*Set problem*.
Copy out the data below as written; omit any images.

*Provided data*.

____________

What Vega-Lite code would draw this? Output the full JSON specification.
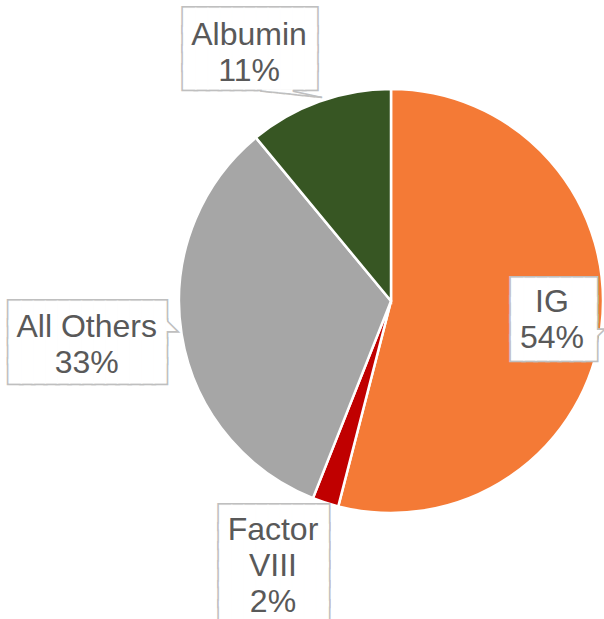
{
  "$schema": "https://vega.github.io/schema/vega-lite/v6.json",
  "width": 424,
  "height": 602,
  "autosize": {"type": "none"},
  "padding": {"left": 179, "top": 0, "right": 1, "bottom": 17},
  "background": "white",
  "config": {"view": {"stroke": null}},
  "data": {
    "values": [
      {"cat": "IG", "value": 54, "rank": 1, "label": "IG\n54%"},
      {"cat": "Factor VIII", "value": 2, "rank": 2, "label": "Factor\nVIII\n2%"},
      {"cat": "All Others", "value": 33, "rank": 3, "label": "All Others\n33%"},
      {"cat": "Albumin", "value": 11, "rank": 4, "label": "Albumin\n11%"}
    ]
  },
  "encoding": {
    "theta": {"field": "value", "type": "quantitative", "stack": true},
    "order": {"field": "rank", "type": "quantitative"}
  },
  "layer": [
    {
      "mark": {"type": "arc", "outerRadius": 212, "stroke": "white", "strokeWidth": 2.5},
      "encoding": {
        "color": {
          "field": "cat",
          "type": "nominal",
          "scale": {
            "domain": ["IG", "Factor VIII", "All Others", "Albumin"],
            "range": ["#F47A36", "#C00000", "#A6A6A6", "#375623"]
          },
          "legend": null
        }
      }
    },
    {
      "mark": {
        "type": "text",
        "font": "DejaVu Sans Mono",
        "fontSize": 20,
        "lineHeight": 19.3,
        "align": "center",
        "baseline": "middle",
        "fill": "#FFFFFF",
        "stroke": "#BFBFBF",
        "strokeWidth": 4.5,
        "radius": {"expr": "datum.cat === 'IG' ? 163 : datum.cat === 'All Others' ? 302 : datum.cat === 'Albumin' ? 270 : 280"},
        "dx": {"expr": "datum.cat === 'Albumin' ? -49.5 : datum.cat === 'Factor VIII' ? -30.5 : datum.cat === 'All Others' ? -5.2 : 1.3"},
        "dy": {"expr": "datum.cat === 'Albumin' ? -26.4 : datum.cat === 'Factor VIII' ? -49.7 : datum.cat === 'All Others' ? -34.6 : -30.8"}
      },
      "encoding": {
        "text": {
          "condition": [
            {"test": "datum.cat === 'IG'", "value": ["███████", "███████", "███████", "███████"]},
            {"test": "datum.cat === 'All Others'", "value": ["█████████████", "█████████████", "█████████████", "█████████████"]},
            {"test": "datum.cat === 'Albumin'", "value": ["███████████", "███████████", "███████████", "███████████"]}
          ],
          "value": ["█████████", "█████████", "█████████", "█████████", "█████████", "█████████"]
        }
      }
    },
    {
      "mark": {
        "type": "text",
        "font": "DejaVu Sans Mono",
        "fontSize": {"expr": "datum.cat === 'IG' ? 10 : 16"},
        "align": "left",
        "baseline": "middle",
        "fill": "#FFFFFF",
        "stroke": "#BFBFBF",
        "strokeWidth": 4.5,
        "radius": {"expr": "datum.cat === 'IG' ? 163 : datum.cat === 'All Others' ? 302 : datum.cat === 'Albumin' ? 270 : 280"},
        "dx": {"expr": "datum.cat === 'All Others' ? 72.6 : 42.8"},
        "dy": {"expr": "datum.cat === 'All Others' ? -23.2 : 11.9"}
      },
      "encoding": {
        "text": {
          "condition": [
            {"test": "datum.cat === 'IG'", "value": "◤"},
            {"test": "datum.cat === 'All Others'", "value": "◣"}
          ],
          "value": ""
        }
      }
    },
    {
      "mark": {
        "type": "text",
        "font": "DejaVu Sans Mono",
        "fontSize": 20,
        "lineHeight": 19.3,
        "align": "center",
        "baseline": "middle",
        "fill": "#FFFFFF",
        "stroke": "#FFFFFF",
        "strokeWidth": 1,
        "radius": {"expr": "datum.cat === 'IG' ? 163 : datum.cat === 'All Others' ? 302 : datum.cat === 'Albumin' ? 270 : 280"},
        "dx": {"expr": "datum.cat === 'Albumin' ? -49.5 : datum.cat === 'Factor VIII' ? -30.5 : datum.cat === 'All Others' ? -5.2 : 1.3"},
        "dy": {"expr": "datum.cat === 'Albumin' ? -26.4 : datum.cat === 'Factor VIII' ? -49.7 : datum.cat === 'All Others' ? -34.6 : -30.8"}
      },
      "encoding": {
        "text": {
          "condition": [
            {"test": "datum.cat === 'IG'", "value": ["███████", "███████", "███████", "███████"]},
            {"test": "datum.cat === 'All Others'", "value": ["█████████████", "█████████████", "█████████████", "█████████████"]},
            {"test": "datum.cat === 'Albumin'", "value": ["███████████", "███████████", "███████████", "███████████"]}
          ],
          "value": ["█████████", "█████████", "█████████", "█████████", "█████████", "█████████"]
        }
      }
    },
    {
      "mark": {
        "type": "text",
        "font": "DejaVu Sans Mono",
        "fontSize": {"expr": "datum.cat === 'IG' ? 10 : 16"},
        "align": "left",
        "baseline": "middle",
        "fill": "#FFFFFF",
        "stroke": "#FFFFFF",
        "strokeWidth": 1,
        "radius": {"expr": "datum.cat === 'IG' ? 163 : datum.cat === 'All Others' ? 302 : datum.cat === 'Albumin' ? 270 : 280"},
        "dx": {"expr": "datum.cat === 'All Others' ? 72.6 : 42.8"},
        "dy": {"expr": "datum.cat === 'All Others' ? -23.2 : 11.9"}
      },
      "encoding": {
        "text": {
          "condition": [
            {"test": "datum.cat === 'IG'", "value": "◤"},
            {"test": "datum.cat === 'All Others'", "value": "◣"}
          ],
          "value": ""
        }
      }
    },
    {
      "mark": {
        "type": "text",
        "font": "DejaVu Sans Mono",
        "fontSize": 25,
        "align": "left",
        "baseline": "alphabetic",
        "fill": "#FFFFFF",
        "radius": 270,
        "dx": -37.5,
        "dy": 39.9
      },
      "encoding": {
        "text": {"condition": {"test": "datum.cat === 'Albumin'", "value": "▁▁"}, "value": ""}
      }
    },
    {
      "mark": {
        "type": "text",
        "font": "DejaVu Sans Mono",
        "fontSize": 10.3,
        "align": "left",
        "baseline": "alphabetic",
        "fill": "#BFBFBF",
        "angle": 6,
        "radius": 270,
        "dx": -34.7,
        "dy": 46.2
      },
      "encoding": {
        "text": {"condition": {"test": "datum.cat === 'Albumin'", "value": "▁▁▁▁▁▁▁▁▁▁"}, "value": ""}
      }
    },
    {
      "mark": {
        "type": "text",
        "font": "DejaVu Sans Mono",
        "fontSize": 9.9,
        "align": "left",
        "baseline": "alphabetic",
        "fill": "#BFBFBF",
        "angle": 12.63,
        "radius": 270,
        "dx": 3.3,
        "dy": 42.75
      },
      "encoding": {
        "text": {"condition": {"test": "datum.cat === 'Albumin'", "value": "▁▁▁▁▁"}, "value": ""}
      }
    },
    {
      "mark": {
        "type": "text",
        "font": "Liberation Sans",
        "fontSize": 32,
        "lineHeight": 36,
        "lineBreak": "\n",
        "align": "center",
        "baseline": "middle",
        "fill": "#595959",
        "radius": {"expr": "datum.cat === 'IG' ? 163 : datum.cat === 'All Others' ? 302 : datum.cat === 'Albumin' ? 270 : 280"},
        "dx": {"expr": "datum.cat === 'Albumin' ? -50.5 : datum.cat === 'Factor VIII' ? -31.5 : datum.cat === 'All Others' ? -6 : -0.7"},
        "dy": {"expr": "datum.cat === 'Albumin' ? -12.4 : datum.cat === 'Factor VIII' ? -37.2 : datum.cat === 'All Others' ? -21.1 : -19.1"}
      },
      "encoding": {
        "text": {"field": "label", "type": "nominal"}
      }
    }
  ]
}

____________

*Task solution*.
What Vega-Lite code would draw this? Output the full JSON specification.
{
  "$schema": "https://vega.github.io/schema/vega-lite/v6.json",
  "width": 424,
  "height": 602,
  "autosize": {"type": "none"},
  "padding": {"left": 179, "top": 0, "right": 1, "bottom": 17},
  "background": "white",
  "config": {"view": {"stroke": null}},
  "data": {
    "values": [
      {"cat": "IG", "value": 54, "rank": 1, "label": "IG\n54%"},
      {"cat": "Factor VIII", "value": 2, "rank": 2, "label": "Factor\nVIII\n2%"},
      {"cat": "All Others", "value": 33, "rank": 3, "label": "All Others\n33%"},
      {"cat": "Albumin", "value": 11, "rank": 4, "label": "Albumin\n11%"}
    ]
  },
  "encoding": {
    "theta": {"field": "value", "type": "quantitative", "stack": true},
    "order": {"field": "rank", "type": "quantitative"}
  },
  "layer": [
    {
      "mark": {"type": "arc", "outerRadius": 212, "stroke": "white", "strokeWidth": 2.5},
      "encoding": {
        "color": {
          "field": "cat",
          "type": "nominal",
          "scale": {
            "domain": ["IG", "Factor VIII", "All Others", "Albumin"],
            "range": ["#F47A36", "#C00000", "#A6A6A6", "#375623"]
          },
          "legend": null
        }
      }
    },
    {
      "mark": {
        "type": "text",
        "font": "DejaVu Sans Mono",
        "fontSize": 20,
        "lineHeight": 19.3,
        "align": "center",
        "baseline": "middle",
        "fill": "#FFFFFF",
        "stroke": "#BFBFBF",
        "strokeWidth": 4.5,
        "radius": {"expr": "datum.cat === 'IG' ? 163 : datum.cat === 'All Others' ? 302 : datum.cat === 'Albumin' ? 270 : 280"},
        "dx": {"expr": "datum.cat === 'Albumin' ? -49.5 : datum.cat === 'Factor VIII' ? -30.5 : datum.cat === 'All Others' ? -5.2 : 1.3"},
        "dy": {"expr": "datum.cat === 'Albumin' ? -26.4 : datum.cat === 'Factor VIII' ? -49.7 : datum.cat === 'All Others' ? -34.6 : -30.8"}
      },
      "encoding": {
        "text": {
          "condition": [
            {"test": "datum.cat === 'IG'", "value": ["███████", "███████", "███████", "███████"]},
            {"test": "datum.cat === 'All Others'", "value": ["█████████████", "█████████████", "█████████████", "█████████████"]},
            {"test": "datum.cat === 'Albumin'", "value": ["███████████", "███████████", "███████████", "███████████"]}
          ],
          "value": ["█████████", "█████████", "█████████", "█████████", "█████████", "█████████"]
        }
      }
    },
    {
      "mark": {
        "type": "text",
        "font": "DejaVu Sans Mono",
        "fontSize": {"expr": "datum.cat === 'IG' ? 10 : 16"},
        "align": "left",
        "baseline": "middle",
        "fill": "#FFFFFF",
        "stroke": "#BFBFBF",
        "strokeWidth": 4.5,
        "radius": {"expr": "datum.cat === 'IG' ? 163 : datum.cat === 'All Others' ? 302 : datum.cat === 'Albumin' ? 270 : 280"},
        "dx": {"expr": "datum.cat === 'All Others' ? 72.6 : 42.8"},
        "dy": {"expr": "datum.cat === 'All Others' ? -23.2 : 11.9"}
      },
      "encoding": {
        "text": {
          "condition": [
            {"test": "datum.cat === 'IG'", "value": "◤"},
            {"test": "datum.cat === 'All Others'", "value": "◣"}
          ],
          "value": ""
        }
      }
    },
    {
      "mark": {
        "type": "text",
        "font": "DejaVu Sans Mono",
        "fontSize": 20,
        "lineHeight": 19.3,
        "align": "center",
        "baseline": "middle",
        "fill": "#FFFFFF",
        "stroke": "#FFFFFF",
        "strokeWidth": 1,
        "radius": {"expr": "datum.cat === 'IG' ? 163 : datum.cat === 'All Others' ? 302 : datum.cat === 'Albumin' ? 270 : 280"},
        "dx": {"expr": "datum.cat === 'Albumin' ? -49.5 : datum.cat === 'Factor VIII' ? -30.5 : datum.cat === 'All Others' ? -5.2 : 1.3"},
        "dy": {"expr": "datum.cat === 'Albumin' ? -26.4 : datum.cat === 'Factor VIII' ? -49.7 : datum.cat === 'All Others' ? -34.6 : -30.8"}
      },
      "encoding": {
        "text": {
          "condition": [
            {"test": "datum.cat === 'IG'", "value": ["███████", "███████", "███████", "███████"]},
            {"test": "datum.cat === 'All Others'", "value": ["█████████████", "█████████████", "█████████████", "█████████████"]},
            {"test": "datum.cat === 'Albumin'", "value": ["███████████", "███████████", "███████████", "███████████"]}
          ],
          "value": ["█████████", "█████████", "█████████", "█████████", "█████████", "█████████"]
        }
      }
    },
    {
      "mark": {
        "type": "text",
        "font": "DejaVu Sans Mono",
        "fontSize": {"expr": "datum.cat === 'IG' ? 10 : 16"},
        "align": "left",
        "baseline": "middle",
        "fill": "#FFFFFF",
        "stroke": "#FFFFFF",
        "strokeWidth": 1,
        "radius": {"expr": "datum.cat === 'IG' ? 163 : datum.cat === 'All Others' ? 302 : datum.cat === 'Albumin' ? 270 : 280"},
        "dx": {"expr": "datum.cat === 'All Others' ? 72.6 : 42.8"},
        "dy": {"expr": "datum.cat === 'All Others' ? -23.2 : 11.9"}
      },
      "encoding": {
        "text": {
          "condition": [
            {"test": "datum.cat === 'IG'", "value": "◤"},
            {"test": "datum.cat === 'All Others'", "value": "◣"}
          ],
          "value": ""
        }
      }
    },
    {
      "mark": {
        "type": "text",
        "font": "DejaVu Sans Mono",
        "fontSize": 25,
        "align": "left",
        "baseline": "alphabetic",
        "fill": "#FFFFFF",
        "radius": 270,
        "dx": -37.5,
        "dy": 39.9
      },
      "encoding": {
        "text": {"condition": {"test": "datum.cat === 'Albumin'", "value": "▁▁"}, "value": ""}
      }
    },
    {
      "mark": {
        "type": "text",
        "font": "DejaVu Sans Mono",
        "fontSize": 10.3,
        "align": "left",
        "baseline": "alphabetic",
        "fill": "#BFBFBF",
        "angle": 6,
        "radius": 270,
        "dx": -34.7,
        "dy": 46.2
      },
      "encoding": {
        "text": {"condition": {"test": "datum.cat === 'Albumin'", "value": "▁▁▁▁▁▁▁▁▁▁"}, "value": ""}
      }
    },
    {
      "mark": {
        "type": "text",
        "font": "DejaVu Sans Mono",
        "fontSize": 9.9,
        "align": "left",
        "baseline": "alphabetic",
        "fill": "#BFBFBF",
        "angle": 12.63,
        "radius": 270,
        "dx": 3.3,
        "dy": 42.75
      },
      "encoding": {
        "text": {"condition": {"test": "datum.cat === 'Albumin'", "value": "▁▁▁▁▁"}, "value": ""}
      }
    },
    {
      "mark": {
        "type": "text",
        "font": "Liberation Sans",
        "fontSize": 32,
        "lineHeight": 36,
        "lineBreak": "\n",
        "align": "center",
        "baseline": "middle",
        "fill": "#595959",
        "radius": {"expr": "datum.cat === 'IG' ? 163 : datum.cat === 'All Others' ? 302 : datum.cat === 'Albumin' ? 270 : 280"},
        "dx": {"expr": "datum.cat === 'Albumin' ? -50.5 : datum.cat === 'Factor VIII' ? -31.5 : datum.cat === 'All Others' ? -6 : -0.7"},
        "dy": {"expr": "datum.cat === 'Albumin' ? -12.4 : datum.cat === 'Factor VIII' ? -37.2 : datum.cat === 'All Others' ? -21.1 : -19.1"}
      },
      "encoding": {
        "text": {"field": "label", "type": "nominal"}
      }
    }
  ]
}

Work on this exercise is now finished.